Nikon D610 Quick Specs
- Resolution: 24.3 MP / 10 MP Crop Mode
- Sensor size: Full Frame (36mm x 24mm)
- Viewfinder: Pentaprism
- ISO Range: 100 – 6400 Native / 50 – 25,600 Extended
- Shutter Speeds: 1/4000 – 30 seconds
- Shooting Speed: Max of 6 FPS
- Video Modes: 1080p 30 / 25 / 24 FPS | 720p 60 / 50 / 30 / 25 FPS
- Size: 141 x 113 x 82 mm / 5.6 x 4.4 x 3.2 in.
- Weight: 850g / 1lb 14oz
Nikon D610 Performance
Overall, this is a fantastic camera, and its reputation for excellence is well deserved. Image quality is fantastic, with great contrast and color-depth. High ISO noise performance is also extremely good, on par with and sometimes exceeding the Canon 6D (a camera well know to be one of the best dSLRs for ISO noise). Wide dynamic range is also a major plus of the D610, allowing for a huge latitude of exposure adjustment in post processing. What a camera!
Budget / Price Advantages
You’ll be hard pressed to find a superior dSLR that goes for about $750 – $800 USD on the used market. In fact, I’m pretty sure it’s impossible to find a better full-frame camera at that price point.
A big advantage of the D610 over Canon’s offerings is that it can use just about any Nikon F-mount lens going back to the 1960s. This means you can get some cheaper older lenses and keep your hobby budget in check. Additionally, current Nikon full-frame cameras can mount and use lenses designed for crop bodies, albeit it in a reduced resolution mode (10 MP). This provides a huge range of prices, focal lengths, and other options that you just can’t get on any other brand’s system. Lens hoarders, unite! >> Click here to shop used F-mount lenses on eBay.
Possible Shortcomings Versus Newer Cameras
Despite the general awesomeness of this camera, there are a few places where the D610 start to show its age.
There’s definitely no 4K or even 2.7K resolution available, and even the 1080 resolution tops out at 30 FPS. For those cool slow-mo effects, you’ll have to slum it at 720p to get up to 60 FPS or just deal with less smooth movement at 1080p. Also, the live view focusing is a bit clunky and slow, but it does autofocus (unlike other cameras released in the same general time as the D610).
One really irksome shortcoming is that you can’t change the aperture setting while in live view. That’s kinda crazy and very annoying. If you want to do a ton of video work, this might not be your camera.
No Articulating Screen
Most current dSLRs and mirrorless cameras have articulating screens, but the D610 has a fixed / non-moving screen. As with the limited video specs, this is probably not a huge problem for photography, but it’s something of a handicap for video use (especially for vloggers).

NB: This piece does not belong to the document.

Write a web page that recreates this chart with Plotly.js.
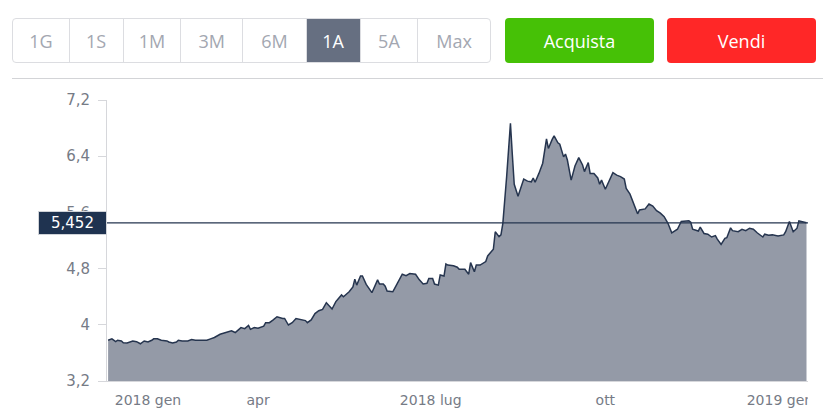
<!DOCTYPE html>
<html><head><meta charset="utf-8">
<script src="https://cdn.plot.ly/plotly-3.0.1.min.js"></script>
<style>
html,body{margin:0;padding:0;background:#fff}
body{width:823px;height:413px;overflow:hidden;position:relative;font-family:'Open Sans',Lato,sans-serif}
#chart{position:absolute;left:0;top:0;width:808px;height:413px;overflow:hidden}
.grp{position:absolute;left:12px;top:18px;height:45px;width:479px;border:1px solid #dcdde1;border-radius:4px;display:flex;box-sizing:border-box;overflow:hidden;z-index:5;background:#fff}
.cell{height:100%;display:flex;align-items:center;justify-content:center;color:#a3a7b1;font-size:18px;box-sizing:border-box;border-left:1px solid #dcdde1}
.cell:first-child{border-left:none}
.cell.sel{background:#666f81;color:#fff}
.btn{position:absolute;top:18px;height:45px;width:149px;border-radius:4px;color:#fff;font-size:18px;display:flex;align-items:center;justify-content:center;z-index:5}
.sep{position:absolute;left:12px;top:78px;width:811px;height:1px;background:#d3d4d7;z-index:5}
</style>
</head><body>
<div id="chart"></div>
<div class="grp">
  <div class="cell" style="width:56px">1G</div>
  <div class="cell" style="width:54px">1S</div>
  <div class="cell" style="width:58px">1M</div>
  <div class="cell" style="width:62px">3M</div>
  <div class="cell" style="width:64px">6M</div>
  <div class="cell sel" style="width:54px">1A</div>
  <div class="cell" style="width:58px">5A</div>
  <div class="cell" style="width:73px">Max</div>
</div>
<div class="btn" style="left:505px;background:#46c106">Acquista</div>
<div class="btn" style="left:667px;background:#ff2727">Vendi</div>
<div class="sep"></div>
<script>
const dates = [
'2018-01-12','2018-01-14','2018-01-16','2018-01-17','2018-01-19','2018-01-20','2018-01-22','2018-01-25','2018-01-27','2018-01-29','2018-01-31',
'2018-02-02','2018-02-04','2018-02-05','2018-02-07','2018-02-09','2018-02-12','2018-02-13','2018-02-15','2018-02-17','2018-02-18','2018-02-20','2018-02-23','2018-02-25','2018-02-27',
'2018-03-02','2018-03-05','2018-03-07','2018-03-09','2018-03-12','2018-03-14','2018-03-17','2018-03-18','2018-03-20','2018-03-23','2018-03-25','2018-03-27','2018-03-28','2018-03-30',
'2018-04-01','2018-04-04','2018-04-05','2018-04-07','2018-04-09','2018-04-11','2018-04-14','2018-04-15','2018-04-17','2018-04-19','2018-04-21','2018-04-24','2018-04-26','2018-04-27','2018-04-29',
'2018-05-01','2018-05-03','2018-05-05','2018-05-07','2018-05-10','2018-05-12','2018-05-15','2018-05-16','2018-05-19','2018-05-21','2018-05-22','2018-05-23','2018-05-25','2018-05-26','2018-05-28','2018-05-29','2018-05-31',
'2018-06-03','2018-06-04','2018-06-06','2018-06-07','2018-06-08','2018-06-11','2018-06-12','2018-06-14','2018-06-16','2018-06-18','2018-06-20','2018-06-23','2018-06-25','2018-06-27','2018-06-29','2018-06-30',
'2018-07-02','2018-07-03','2018-07-05','2018-07-06','2018-07-08','2018-07-09','2018-07-10','2018-07-13','2018-07-15','2018-07-16','2018-07-19','2018-07-21','2018-07-22','2018-07-24','2018-07-25','2018-07-27','2018-07-30','2018-07-31',
'2018-08-02','2018-08-03','2018-08-04','2018-08-06','2018-08-07','2018-08-08','2018-08-10','2018-08-12','2018-08-13','2018-08-14','2018-08-16','2018-08-18','2018-08-19','2018-08-21','2018-08-23','2018-08-24','2018-08-25','2018-08-27','2018-08-29','2018-08-31',
'2018-09-01','2018-09-03','2018-09-04','2018-09-06','2018-09-07','2018-09-09','2018-09-10','2018-09-11','2018-09-13','2018-09-15','2018-09-17','2018-09-19','2018-09-20','2018-09-22','2018-09-23','2018-09-25','2018-09-27','2018-09-28','2018-09-29',
'2018-10-01','2018-10-02','2018-10-05','2018-10-07','2018-10-09','2018-10-11','2018-10-12','2018-10-14','2018-10-16','2018-10-18','2018-10-19','2018-10-22','2018-10-24','2018-10-26','2018-10-28','2018-10-30',
'2018-11-01','2018-11-03','2018-11-05','2018-11-07','2018-11-08','2018-11-10','2018-11-12','2018-11-14','2018-11-15','2018-11-16','2018-11-19','2018-11-20','2018-11-22','2018-11-24','2018-11-26','2018-11-28','2018-11-29',
'2018-12-01','2018-12-03','2018-12-04','2018-12-06','2018-12-07','2018-12-10','2018-12-12','2018-12-14','2018-12-16','2018-12-18','2018-12-20','2018-12-23','2018-12-24','2018-12-26','2018-12-28','2018-12-31',
'2019-01-03','2019-01-04','2019-01-06','2019-01-08','2019-01-10','2019-01-11','2019-01-13','2019-01-15'
];
const prices = [
3.78,3.80,3.76,3.78,3.77,3.745,3.74,3.77,3.76,3.73,3.77,
3.755,3.78,3.80,3.80,3.78,3.77,3.755,3.74,3.755,3.78,3.77,3.77,3.79,3.78,
3.78,3.78,3.80,3.82,3.865,3.88,3.91,3.915,3.89,3.96,3.945,3.99,3.935,3.96,
3.95,3.98,4.03,4.03,4.07,4.115,4.09,4.09,3.997,4.03,4.09,4.07,4.06,4.03,4.07,
4.16,4.20,4.22,4.315,4.225,4.33,4.425,4.40,4.47,4.54,4.65,4.565,4.695,4.695,4.575,4.54,4.457,
4.64,4.58,4.58,4.55,4.48,4.47,4.52,4.61,4.72,4.70,4.73,4.72,4.64,4.58,4.59,4.66,
4.66,4.58,4.565,4.71,4.695,4.865,4.85,4.84,4.82,4.79,4.79,4.72,4.885,4.755,4.85,4.85,4.90,4.98,
5.055,5.075,5.325,5.255,5.28,5.445,6.11,6.87,6.42,6.00,5.83,6.01,6.075,6.045,6.035,6.09,6.03,6.155,6.30,6.645,
6.51,6.64,6.69,6.59,6.57,6.39,6.43,6.346,6.06,6.26,6.38,6.275,6.18,6.31,6.155,6.155,6.09,6.00,6.06,
5.93,5.99,6.165,6.13,6.11,6.075,5.94,5.86,5.73,5.58,5.635,5.65,5.72,5.69,5.625,5.59,
5.54,5.445,5.31,5.35,5.36,5.47,5.47,5.48,5.46,5.36,5.335,5.39,5.30,5.29,5.25,5.27,5.22,
5.145,5.23,5.24,5.38,5.34,5.325,5.36,5.34,5.375,5.36,5.31,5.25,5.29,5.275,5.28,5.265,
5.28,5.325,5.47,5.325,5.375,5.48,5.47,5.452
];
const xTickDates = ['2018-02-02','2018-04-01','2018-07-01','2018-10-01','2019-01-01'];
const xTickLabels = ['2018 gen','apr','2018 lug','ott','2019 gen'];
const yTickVals = [3.2,4,4.8,5.6,6.4,7.2];
const yTickLabels = ['3,2','4','4,8','5,6','6,4','7,2'];

const lastPrice = prices[prices.length-1];
const lastLabel = lastPrice.toFixed(3).replace('.', ',');

const trace = {
  x: dates, y: prices, type: 'scatter', mode: 'lines',
  fill: 'tozeroy', fillcolor: '#949aa7',
  line: {color: '#26354f', width: 1.5},
  hoverinfo: 'skip'
};
const tickFont = {family: 'DejaVu Sans, Verdana, sans-serif', size: 14, color: '#767b86'};
const layout = {
  width: 808, height: 413,
  margin: {l: 107, r: 0, t: 100, b: 32, pad: 0},
  paper_bgcolor: 'rgba(0,0,0,0)', plot_bgcolor: '#fff',
  showlegend: false,
  xaxis: {
    type: 'date', range: ['2018-01-11 10:00', '2019-01-15 19:00'],
    tickmode: 'array', tickvals: xTickDates, ticktext: xTickLabels,
    showgrid: false, zeroline: false, ticks: '',
    showline: true, linecolor: '#d6d7db', linewidth: 1,
    tickfont: tickFont, ticklabelstandoff: 6, ticklabeloverflow: 'allow'
  },
  yaxis: {
    range: [3.2, 7.2], tickmode: 'array', tickvals: yTickVals, ticktext: yTickLabels,
    showgrid: false, zeroline: false,
    ticks: 'outside', ticklen: 8, tickcolor: '#d6d7db', tickwidth: 1,
    showline: true, linecolor: '#d6d7db', linewidth: 1,
    tickfont: Object.assign({}, tickFont, {size: 15}), ticklabelstandoff: 5
  },
  shapes: [{
    type: 'line', xref: 'paper', x0: 0, x1: 1, yref: 'y', y0: lastPrice, y1: lastPrice,
    line: {color: '#24344f', width: 1.3}, layer: 'above'
  }],
  annotations: [{
    xref: 'paper', x: 0, xanchor: 'right', xshift: 0,
    yref: 'y', y: lastPrice, yanchor: 'middle',
    text: lastLabel, showarrow: false,
    font: {family: 'DejaVu Sans, Verdana, sans-serif', size: 15, color: '#ffffff'},
    bgcolor: '#1f3350', bordercolor: '#d0d3d8', borderwidth: 1,
    width: 65, height: 20, borderpad: 1, align: 'center'
  }]
};
Plotly.newPlot('chart', [trace], layout, {displayModeBar: false, staticPlot: true});
</script>
</body></html>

This is purely my opinion, but I really do not like the way this camera (or Nikons in general) processes JPEG images. Compared to Canon’s processing, the Nikon images look very unreal to me. Skin tones look a bit unnatural to me, and there seems to be a sort of hazy halo around highlights. I’ve made several adjustments to the render settings, and I just can’t get anything I like. So for the D610, I shoot RAW only as there are basically very few JPEG keepers, regardless of how dead-on the exposure is. On my 6D, I do keep some JPEGs because they often look very good as-is. Here’s my take on shooting RAW, but that was written from a Canon-only viewpoint, and I may need to revise my view.
The Final Word on Buying a Nikon D610 in 2019
If you are primarily a photograph shooter (not video) and want a relatively inexpensive entrance into a full-frame setup, the Nikon D610 is a fantastic option. It’s got insane image quality, wide dynamic range, and exceptional ISO noise performance at a price point that was unthinkable a few years ago. However, if you need a camera that will be used either primarily or at least half the time as a video capture device, a better option would be a used Sony A6500 (or an A6000 or A7 if 1080p at 60 FPS is enough for you).